VENEZUELA is probably the richest country in South America because of its oil - it is by far the most important source of oil for the US economy, yet it has managed to squander the riches it has brought in the last 40 years.

This came about in large part through inefficiencies of State-run industrial companies and corruption. The legacy has been vast expanses of motorways, ugly high-rise office and apartment complexes, massive wealth for a tiny minority, gigantic shopping malls, the ubiquitous rash of international hotels (the Four Seasons group has opened a new hotel in Caracas even more ostentatious than that in Ballsbridge), and vast shanty towns clinging to the hills in and around Caracas, housing millions of impoverished people.

The economy is in ruins with huge debts to international banks.

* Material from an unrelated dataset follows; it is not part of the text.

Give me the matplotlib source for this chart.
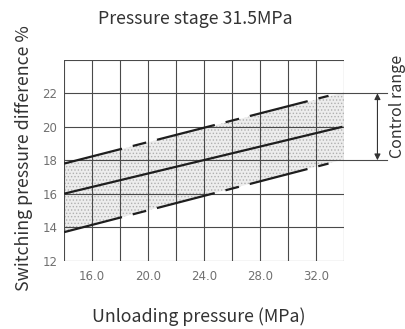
import matplotlib
matplotlib.use("Agg")
import matplotlib.pyplot as plt

plt.rcParams['font.family'] = ['Noto Sans CJK SC', 'DejaVu Sans']
plt.rcParams['lines.scale_dashes'] = False
plt.rcParams['hatch.linewidth'] = 0.6

# unloading pressure (MPa) at both ends of each line
line_x = [14.0, 33.9]
center_y = [16.0, 20.0]
dashed_x = [14.0, 32.9]
upper_y = [17.8, 21.85]
lower_y = [13.7, 17.8]

# shaded band between the dashed limits, running to the right edge
band_x = [14.0, 34.0]
band_top = [17.8, 22.05]
band_bottom = [13.7, 18.05]

# control range bounds (%)
range_lo = 18
range_hi = 22

x_ticks = [16, 20, 24, 28, 32]
y_ticks = [12, 14, 16, 18, 20, 22]

fig = plt.figure(figsize=(4.06, 3.29), dpi=100)
ax = fig.add_axes([0.158, 0.208, 0.689, 0.610])

grid_color = '#4a4a4a'
text_color = '#333333'
ax.set_xlim(14, 34)
ax.set_ylim(12, 24)
for gx in range(14, 35, 2):
    ax.axvline(gx, color=grid_color, lw=0.8, zorder=1)
for gy in range(12, 25, 2):
    ax.axhline(gy, color=grid_color, lw=0.8, zorder=1)

ax.fill_between(band_x, band_bottom, band_top, facecolor='#ededed',
                edgecolor='#b0b0b0', hatch='.....', linewidth=0, zorder=0.5)

ax.plot(line_x, center_y, color='#1e1e1e', lw=1.6, zorder=3,
        solid_capstyle='butt')
for ys in (upper_y, lower_y):
    ln, = ax.plot(dashed_x, ys, color='#1e1e1e', lw=1.6, zorder=3,
                  dash_capstyle='butt')
    ln.set_dashes([43, 8, 10, 8])

# control range marker outside the grid
for yv in (range_lo, range_hi):
    ax.plot([34, 37.05], [yv, yv], color=grid_color, lw=0.8, clip_on=False)
ax.annotate('', xy=(36.4, range_lo), xytext=(36.4, range_hi),
            xycoords='data', annotation_clip=False,
            arrowprops=dict(arrowstyle='<|-|>', color='#333333', lw=0.8,
                            mutation_scale=9, shrinkA=0, shrinkB=0))
ax.text(37.85, 21.2, 'Control range', rotation=90, ha='center', va='center',
        fontsize=11.5, color=text_color, clip_on=False)

ax.set_xticks(x_ticks)
ax.set_xticklabels([f'{v:.1f}' for v in x_ticks], family='DejaVu Sans')
ax.set_yticks(y_ticks)
ax.set_yticklabels([str(v) for v in y_ticks], family='DejaVu Sans')
ax.tick_params(length=0, labelsize=8.5, labelcolor='#707070')
ax.tick_params(axis='x', pad=7)
ax.tick_params(axis='y', pad=5)
for s in ax.spines.values():
    s.set_visible(False)

fig.text(0.4815, 0.942, 'Pressure stage 31.5MPa', ha='center', va='center',
         fontsize=12.8, color=text_color)
fig.text(0.49, 0.039, 'Unloading pressure (MPa)', ha='center', va='center',
         fontsize=12.8, color=text_color)
fig.text(0.058, 0.521, 'Switching pressure difference %', rotation=90,
         ha='center', va='center', fontsize=12.8, color=text_color)

fig.savefig('out.png', dpi=100)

The IMF and World Bank have insisted on what Chávez has called "savage neo-liberal" policies - public expenditure cutbacks, privatisations and deregulation. These policies were enforced in the 1990s and caused even more misery to the millions of Venezuela's poor (the population is 22 million of whom six million are in Caracas and of whom 80 per cent are poor).

Chávez, formerly an army officer, staged an unsuccessful coup in 1992 and was jailed for three years. He entered politics on his release and won the presidency in 1998, having promised to sweep away the old corrupt political system, a new constitution and a new deal for the impoverished, including land reform, health care and education.

He has had enacted a new constitution, approved by a massive popular mandate. The former two main political parties have been almost extinguished and he has instituted a series of radical redistributative measures, including land-reform and relocation of shanty-town dwellers to rural areas. He has taken control of the state-owned petroleum corporation, Petróleos de Venezuela, he says, in an effort to ensure that oil riches are maximised and are used for the advancement of his social agenda (last week he announced a 20 per cent increase in the public sector minimum wage which is the equivalent to €200 a month).

HE PLACED on the board of this state-owned oil corporation people who reflected his political outlook. Senior managers in the corporation and trade unions rebelled. Some of the managers have been fired for refusing to carry out the policies of the new board. Thousands of the workers have gone on strike and output has slumped.

There have been street protests against him with calls for his resignation and the newspapers have reported his popularity ratings are running about 30 per cent. The privately owned media are virulently and almost unanimously hostile to Chávez.

There is a further problem. The civil war in neighbouring Colombia is threatening to spill over into Venezuela. Colombia says that a FARC camp is based inside the Venezuelan border and that Chávez is supporting the rebel movement. Chávez, whose ideological sympathies would align with FARC, has denied supporting any rebel movement (he has been accused of supporting Peruvian and Bolivian terrorist groups as well) and has arranged for reporters to be flown over the border region to show there are no terrorist camps inside Venezuela. Nevertheless this issue particularly may be the guise under which the Americans intervene, whether covertly or otherwise. Chávez is too irksome a threat to the new world order and perhaps Bertie Ahern was right to keep his mouth shut.